Non-compete payments protect business profitability and do not create capital assets; interest on advances to sister concerns allowed on commercial expediency
Meetu Kumari | Dec 23, 2025 |
Supreme Court Declares Non-Compete Fee as Revenue Expenditure: Deduction Allowed Under Section 37
A batch of appeals before the Supreme Court were filed by several assessees, with the lead case being Sharp Business System. The assessee paid a non-compete fee of Rs. 3 crores to its joint venture partner, Larsen & Toubro (L&T), to restrain it from entering the electronic office products market for seven years. The Assessing Officer treated the payment as capital expenditure.
On appeal, the AO’s view was upheld by the CIT(A) and the High Court on the ground that it resulted in the acquisition of a capital asset. In contrast, the Madras and Bombay High Courts, in the cases of Pentasoft Technologies and Piramal Glass, had held that non-compete fees were either revenue in nature or intangible assets eligible for depreciation under Section 32.
Main Issue: Whether non-compete fees paid for a limited period are capital or revenue expenditure deductible under Section 37(1), and whether interest on borrowed funds advanced to sister concerns is allowable under Section 36(1)(iii) when made on grounds of commercial expediency.
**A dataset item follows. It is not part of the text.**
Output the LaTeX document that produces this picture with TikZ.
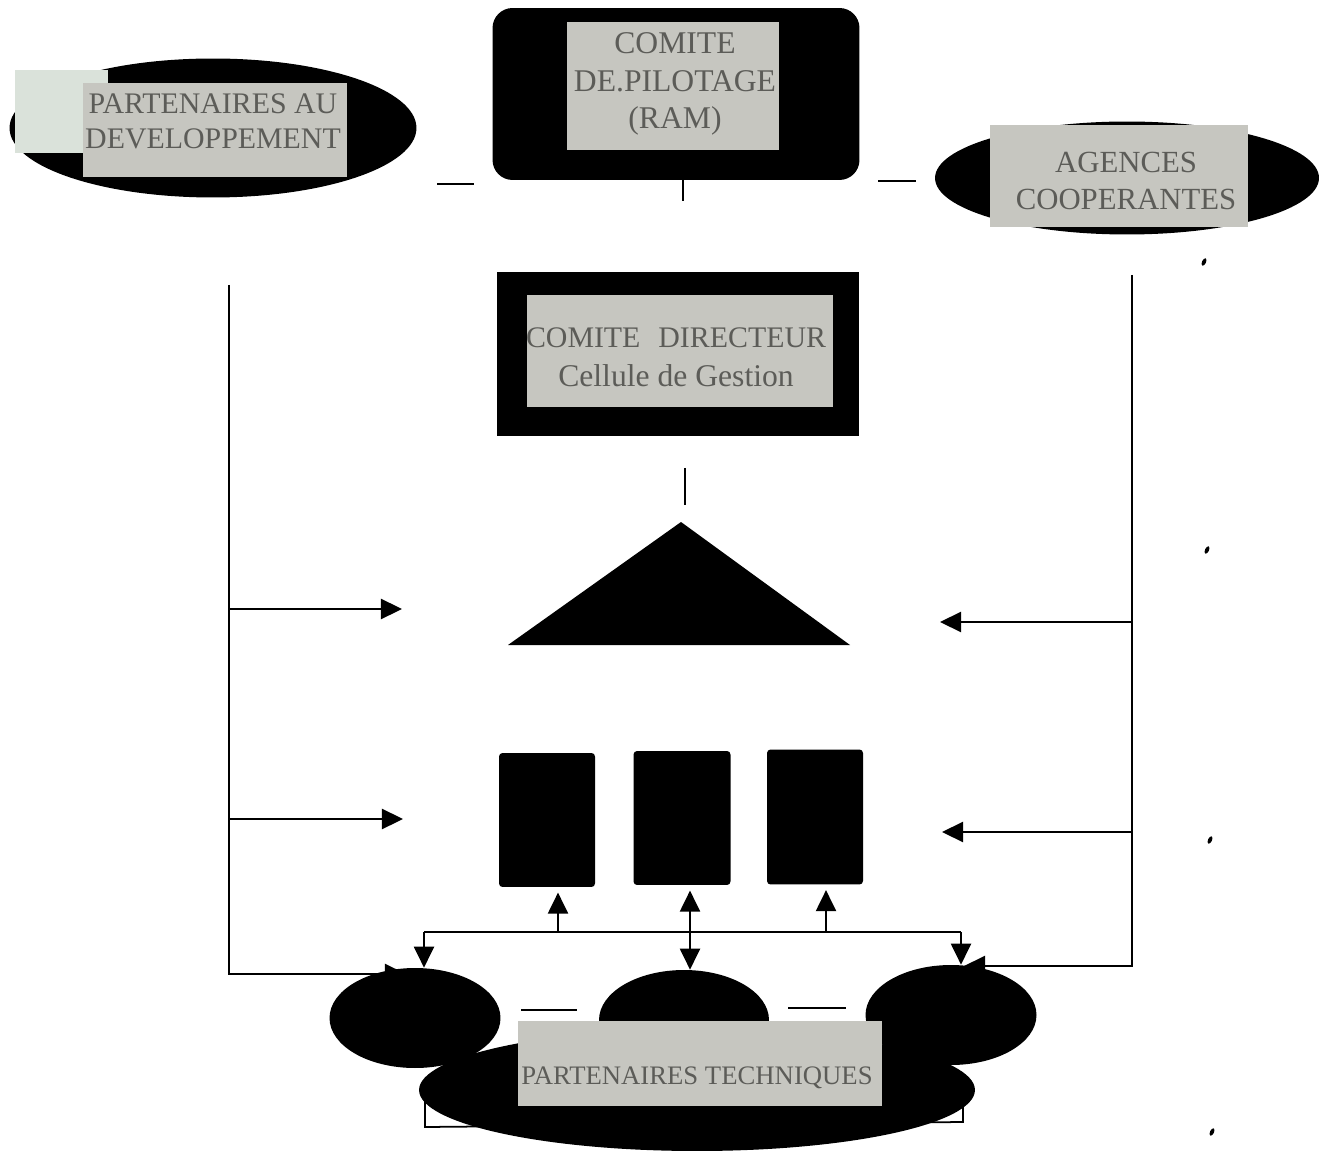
\documentclass[tikz,border=0pt]{standalone}
\usepackage{fontspec}
\setmainfont{Liberation Serif}
\usetikzlibrary{arrows.meta,shapes.geometric}
\definecolor{paper}{RGB}{198,198,192}
\definecolor{ink}{RGB}{92,92,88}
\definecolor{pale}{RGB}{218,226,218}

\begin{document}
\begin{tikzpicture}[x=0.02cm, y=-0.02cm,
  blob/.style={fill=black, draw=none, inner sep=0pt},
  card/.style={fill=paper, draw=none, inner sep=0pt},
  words/.style={text=ink, align=center, inner sep=0pt, font=\fontsize{17.5}{21}\selectfont},
  link/.style={line width=1pt},
  >={Triangle[length=12pt,width=11.5pt]}]
  \useasboundingbox (0,0) rectangle (1327,1151);

  % top row
  \node[blob, ellipse, minimum width=8.14cm, minimum height=2.78cm] (dev) at (213,128) {};
  \fill[pale] (15,70) rectangle (108,153);
  \node[card, minimum width=5.28cm, minimum height=1.88cm] (devcard) at (215,130) {};
  \node[words, font=\fontsize{17}{20}\selectfont] (devw) at (213,121) {PARTENAIRES AU\\DEVELOPPEMENT};

  \node[blob, rounded corners=0.4cm, minimum width=7.34cm, minimum height=3.44cm] (pilot) at (676,94) {};
  \node[card, minimum width=4.26cm, minimum height=2.56cm] (pilotcard) at (673,86) {};
  \node[words, font=\fontsize{18}{21.5}\selectfont] (pilotw) at (675,84) {COMITE\\DE.PILOTAGE\\(RAM)};

  \node[blob, ellipse, minimum width=7.68cm, minimum height=2.26cm] (agc) at (1127,178) {};
  \node[card, minimum width=5.16cm, minimum height=2.04cm] (agccard) at (1119,176) {};
  \node[words] (agcw) at (1126,181) {AGENCES\\COOPERANTES};

  % stubs and dashes
  \coordinate (pstub) at (683,201);
  \draw[link] (pilot.south -| pstub) -- (pstub);
  \draw[link] (437,184) -- (474,184);
  \draw[link] (878,181) -- (916,181);

  % management
  \node[blob, minimum width=7.26cm, minimum height=3.3cm] (dir) at (678,354) {};
  \node[card, minimum width=6.14cm, minimum height=2.24cm] (dircard) at (680,351) {};
  \node[words, font=\fontsize{17}{22}\selectfont] (dirw) at (676,357) {COMITE\hspace{0.6em}DIRECTEUR\\{\fontsize{18}{22}\selectfont Cellule de Gestion}};

  \draw[link] (685,468) -- (685,505);
  \fill (681,522) -- (508,645) -- (850,645) -- cycle;

  % three units
  \node[blob, rounded corners=2pt, minimum width=1.92cm, minimum height=2.68cm] (col1) at (547,820) {};
  \node[blob, rounded corners=2pt, minimum width=1.94cm, minimum height=2.68cm] (col2) at (682,818) {};
  \node[blob, rounded corners=2pt, minimum width=1.92cm, minimum height=2.7cm] (col3) at (815,817) {};

  % bottom row
  \draw[link] (425,1095) -- (425,1127) -- (963,1122) -- (963,1095);
  \node[blob, ellipse, minimum width=3.42cm, minimum height=2cm] (tl) at (415,1018) {};
  \node[blob, ellipse, minimum width=3.4cm, minimum height=2cm] (tm) at (684,1020) {};
  \node[blob, ellipse, minimum width=3.42cm, minimum height=2cm] (tr) at (951,1015) {};
  \node[blob, ellipse, minimum width=11.12cm, minimum height=2.44cm] (tech) at (697,1090) {};
  \node[card, minimum width=7.3cm, minimum height=1.7cm] (techcard) at (700,1063) {};
  \node[words, font=\fontsize{15.2}{18}\selectfont] (techw) at (697,1078) {PARTENAIRES TECHNIQUES};
  \draw[link] (521,1010) -- (577,1010);
  \draw[link] (788,1008) -- (846,1008);

  % left side
  \coordinate (ltop) at (229,285);
  \coordinate (roofL) at (402,609);
  \coordinate (colsL) at (403,819);
  \coordinate (tlL) at (406,974);
  \draw[link,->] (ltop) |- (tlL);
  \draw[link,->] (ltop |- roofL) -- (roofL);
  \draw[link,->] (ltop |- colsL) -- (colsL);

  % right side
  \coordinate (rtop) at (1132,275);
  \coordinate (roofR) at (940,622);
  \coordinate (colsR) at (942,832);
  \coordinate (trR) at (964,966);
  \draw[link,->] (rtop) |- (trR);
  \draw[link,->] (rtop |- roofR) -- (roofR);
  \draw[link,->] (rtop |- colsR) -- (colsR);

  % bus under the units
  \coordinate (bl) at (424,932);
  \coordinate (b1) at (558,932);
  \coordinate (b2) at (690,932);
  \coordinate (b3) at (826,932);
  \coordinate (br) at (961,932);
  \draw[link] (bl) -- (br);
  \draw[link,->,shorten >=3pt] (b1) -- (b1 |- col1.south);
  \draw[link,->,shorten >=3pt] (b3) -- (b3 |- col3.south);
  \draw[link,<->,shorten <=3pt] (b2 |- col2.south) -- (b2 |- tm.north);
  \draw[link,->] (bl) -- (bl |- tl.north);
  \draw[link,->] (br) -- (br |- tr.north);

  % specks
  \foreach \px/\py in {1204/262, 1207/550, 1210/840, 1212/1132}
    \fill (\px,\py) ellipse [x radius=0.04cm, y radius=0.08cm, rotate=-25];
\end{tikzpicture}
\end{document}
SC’s Decision: The Hon’ble Supreme Court ruled that non-compete fees are revenue in nature and allowable under Section 37(1). The Court observed that such payments are made to facilitate efficient conduct of business by safeguarding profitability and market position, without creating any capital asset or new profit-sustaining structure. It reiterated that the “enduring benefit” test is not decisive and must be applied pragmatically; where fixed capital remains untouched, and the benefit lies in the revenue field, the expenditure is revenue. Thus, the High Court’s decision in Sharp Business System was set aside.
The Court reaffirmed the principle of commercial expediency, holding that interest on borrowed funds advanced to sister concerns is deductible under Section 36(1)(iii) if made for business purposes. The Revenue was cautioned against substituting its judgment for that of the businessman by sitting in the “armchair of the assessee.”